Start of DATA SECTION

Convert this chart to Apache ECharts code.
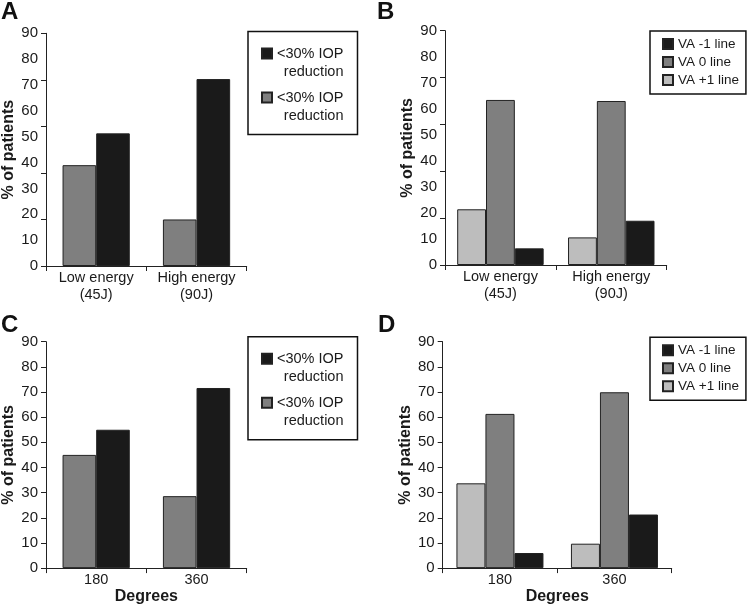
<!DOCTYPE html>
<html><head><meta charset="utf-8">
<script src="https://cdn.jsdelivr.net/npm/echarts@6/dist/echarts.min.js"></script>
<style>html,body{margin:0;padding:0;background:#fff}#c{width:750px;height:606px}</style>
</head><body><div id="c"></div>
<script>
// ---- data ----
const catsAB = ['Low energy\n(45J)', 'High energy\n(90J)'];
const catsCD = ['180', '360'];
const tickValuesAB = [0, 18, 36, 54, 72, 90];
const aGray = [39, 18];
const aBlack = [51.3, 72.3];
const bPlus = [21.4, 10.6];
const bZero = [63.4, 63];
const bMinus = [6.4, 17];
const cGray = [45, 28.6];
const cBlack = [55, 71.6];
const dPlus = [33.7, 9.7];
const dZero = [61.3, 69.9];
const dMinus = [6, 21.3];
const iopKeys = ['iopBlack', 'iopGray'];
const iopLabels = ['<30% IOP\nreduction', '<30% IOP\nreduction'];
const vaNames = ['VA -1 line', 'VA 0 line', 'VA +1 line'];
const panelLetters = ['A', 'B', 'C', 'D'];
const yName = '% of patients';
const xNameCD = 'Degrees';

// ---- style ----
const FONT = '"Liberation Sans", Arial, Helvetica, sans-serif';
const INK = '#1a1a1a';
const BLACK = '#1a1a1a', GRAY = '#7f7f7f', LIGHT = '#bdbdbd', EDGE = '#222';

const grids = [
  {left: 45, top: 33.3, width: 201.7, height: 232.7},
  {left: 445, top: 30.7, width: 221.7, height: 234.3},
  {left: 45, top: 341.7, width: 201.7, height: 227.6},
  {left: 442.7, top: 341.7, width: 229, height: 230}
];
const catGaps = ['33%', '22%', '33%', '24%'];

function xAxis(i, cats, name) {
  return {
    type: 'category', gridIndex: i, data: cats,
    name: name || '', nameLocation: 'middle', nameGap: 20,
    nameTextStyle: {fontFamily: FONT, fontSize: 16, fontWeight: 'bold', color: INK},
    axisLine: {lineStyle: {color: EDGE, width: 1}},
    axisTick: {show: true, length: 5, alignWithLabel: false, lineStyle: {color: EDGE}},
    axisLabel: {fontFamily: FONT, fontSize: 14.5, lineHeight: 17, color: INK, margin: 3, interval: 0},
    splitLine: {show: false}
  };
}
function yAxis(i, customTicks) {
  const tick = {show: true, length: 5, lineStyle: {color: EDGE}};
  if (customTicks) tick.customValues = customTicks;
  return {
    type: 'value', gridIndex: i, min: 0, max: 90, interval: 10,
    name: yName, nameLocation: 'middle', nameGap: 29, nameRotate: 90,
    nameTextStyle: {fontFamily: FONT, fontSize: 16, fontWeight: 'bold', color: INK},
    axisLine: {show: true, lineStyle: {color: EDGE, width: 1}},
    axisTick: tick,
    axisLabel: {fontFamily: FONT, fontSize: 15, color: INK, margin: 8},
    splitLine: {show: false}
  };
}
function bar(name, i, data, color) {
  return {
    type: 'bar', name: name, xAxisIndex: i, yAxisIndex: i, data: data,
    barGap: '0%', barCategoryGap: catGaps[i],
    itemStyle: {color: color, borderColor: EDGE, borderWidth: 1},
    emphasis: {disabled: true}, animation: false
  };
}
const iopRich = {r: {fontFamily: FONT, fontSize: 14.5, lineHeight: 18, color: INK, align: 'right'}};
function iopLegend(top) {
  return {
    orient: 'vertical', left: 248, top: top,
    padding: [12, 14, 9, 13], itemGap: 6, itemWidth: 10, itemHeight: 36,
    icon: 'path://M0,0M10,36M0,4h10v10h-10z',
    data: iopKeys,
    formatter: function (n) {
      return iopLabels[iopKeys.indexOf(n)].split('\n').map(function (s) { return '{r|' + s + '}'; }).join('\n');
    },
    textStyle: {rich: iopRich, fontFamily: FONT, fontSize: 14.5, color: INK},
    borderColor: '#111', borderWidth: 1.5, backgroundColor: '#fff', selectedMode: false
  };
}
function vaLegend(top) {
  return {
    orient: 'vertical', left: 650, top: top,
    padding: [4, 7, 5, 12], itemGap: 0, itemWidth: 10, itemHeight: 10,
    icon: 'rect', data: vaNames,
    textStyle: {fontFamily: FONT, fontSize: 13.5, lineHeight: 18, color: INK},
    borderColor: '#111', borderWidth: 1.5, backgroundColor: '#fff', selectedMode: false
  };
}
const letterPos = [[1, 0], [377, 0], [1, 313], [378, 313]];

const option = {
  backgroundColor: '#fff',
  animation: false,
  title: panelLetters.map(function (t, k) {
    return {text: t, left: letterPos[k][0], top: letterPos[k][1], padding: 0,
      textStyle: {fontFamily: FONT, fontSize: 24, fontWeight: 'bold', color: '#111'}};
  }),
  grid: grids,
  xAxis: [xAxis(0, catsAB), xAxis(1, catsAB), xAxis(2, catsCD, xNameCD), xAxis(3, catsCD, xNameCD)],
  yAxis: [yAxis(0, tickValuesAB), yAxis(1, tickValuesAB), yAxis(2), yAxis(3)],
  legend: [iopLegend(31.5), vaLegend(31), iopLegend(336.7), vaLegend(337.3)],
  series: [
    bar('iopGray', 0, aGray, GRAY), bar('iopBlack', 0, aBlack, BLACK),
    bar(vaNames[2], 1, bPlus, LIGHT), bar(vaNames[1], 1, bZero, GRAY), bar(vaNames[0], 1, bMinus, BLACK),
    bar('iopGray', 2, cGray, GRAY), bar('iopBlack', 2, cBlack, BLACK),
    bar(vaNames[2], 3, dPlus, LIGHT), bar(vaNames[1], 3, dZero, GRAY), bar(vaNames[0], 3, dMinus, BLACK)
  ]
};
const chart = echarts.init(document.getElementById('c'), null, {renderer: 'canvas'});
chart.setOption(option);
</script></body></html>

End of DATA SECTION

## EXERCISE
Return exactly what appears from the opening line of the material through the line with "const catGaps = ['33%', '22%', '33%', '24%'];", apart from the pictures.

## ANSWER BELOW
Convert this chart to Apache ECharts code.
<!DOCTYPE html>
<html><head><meta charset="utf-8">
<script src="https://cdn.jsdelivr.net/npm/echarts@6/dist/echarts.min.js"></script>
<style>html,body{margin:0;padding:0;background:#fff}#c{width:750px;height:606px}</style>
</head><body><div id="c"></div>
<script>
// ---- data ----
const catsAB = ['Low energy\n(45J)', 'High energy\n(90J)'];
const catsCD = ['180', '360'];
const tickValuesAB = [0, 18, 36, 54, 72, 90];
const aGray = [39, 18];
const aBlack = [51.3, 72.3];
const bPlus = [21.4, 10.6];
const bZero = [63.4, 63];
const bMinus = [6.4, 17];
const cGray = [45, 28.6];
const cBlack = [55, 71.6];
const dPlus = [33.7, 9.7];
const dZero = [61.3, 69.9];
const dMinus = [6, 21.3];
const iopKeys = ['iopBlack', 'iopGray'];
const iopLabels = ['<30% IOP\nreduction', '<30% IOP\nreduction'];
const vaNames = ['VA -1 line', 'VA 0 line', 'VA +1 line'];
const panelLetters = ['A', 'B', 'C', 'D'];
const yName = '% of patients';
const xNameCD = 'Degrees';

// ---- style ----
const FONT = '"Liberation Sans", Arial, Helvetica, sans-serif';
const INK = '#1a1a1a';
const BLACK = '#1a1a1a', GRAY = '#7f7f7f', LIGHT = '#bdbdbd', EDGE = '#222';

const grids = [
  {left: 45, top: 33.3, width: 201.7, height: 232.7},
  {left: 445, top: 30.7, width: 221.7, height: 234.3},
  {left: 45, top: 341.7, width: 201.7, height: 227.6},
  {left: 442.7, top: 341.7, width: 229, height: 230}
];
const catGaps = ['33%', '22%', '33%', '24%'];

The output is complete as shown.